Video: Whitest Boy Alive: "Golden Cage"
Last year saw an embarrassment of fan-created, band-endorsed videos for the Yeah Yeah Yeahs, Tilly and the Wall, and Barenaked Ladies, among others. It was funny how you could guess how a band sounded based on what their fans made-- Yeah Yeah Yeahs fans imitated Karen O's signature wild style, while Barenaked fans sent in dork-ass footage of bedroom air-guitaring.

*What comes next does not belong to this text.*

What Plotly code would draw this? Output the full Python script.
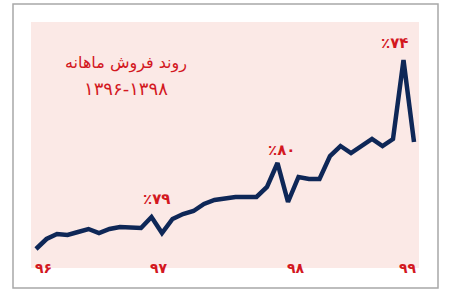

Whitest Boy Alive, the electro/not electro project of Erlend Øye, got a fan-made video that fits their aesthetic well. Filmmaker and fan Mauro Vecchi won the contest (held by Italian online TV station QOOB TV) with his streamlined and sparse video of optical illusions. The Moire Effect, Reutersvard triangle, and Mobius strip are all explained and demonstrated in candy colors and large text. It may be the first video that could rightly be called 'infotainment' since Van Halen's "Right Now".

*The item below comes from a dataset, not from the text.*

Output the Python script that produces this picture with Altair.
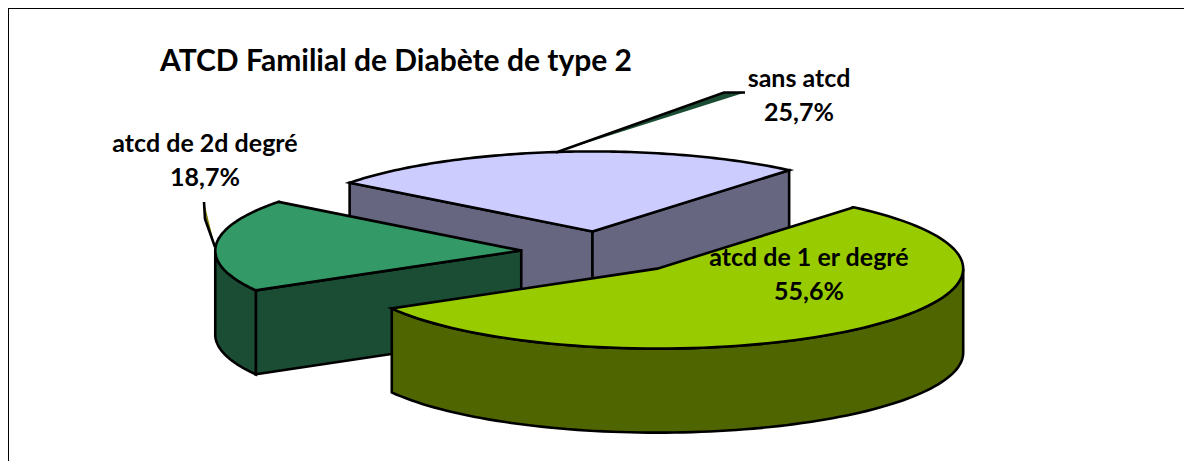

Each word that appears, each creation and breakdown of an optical illusion, is set perfectly to Whitest Boy Alive's clean-to-a-fault drumbeat. The video introduces itself with the text "now have a break"-- fitting, since "Golden Cage" feels like a palate-cleanser to be played between messier vidoes: it's unemotional, precise, and cautious.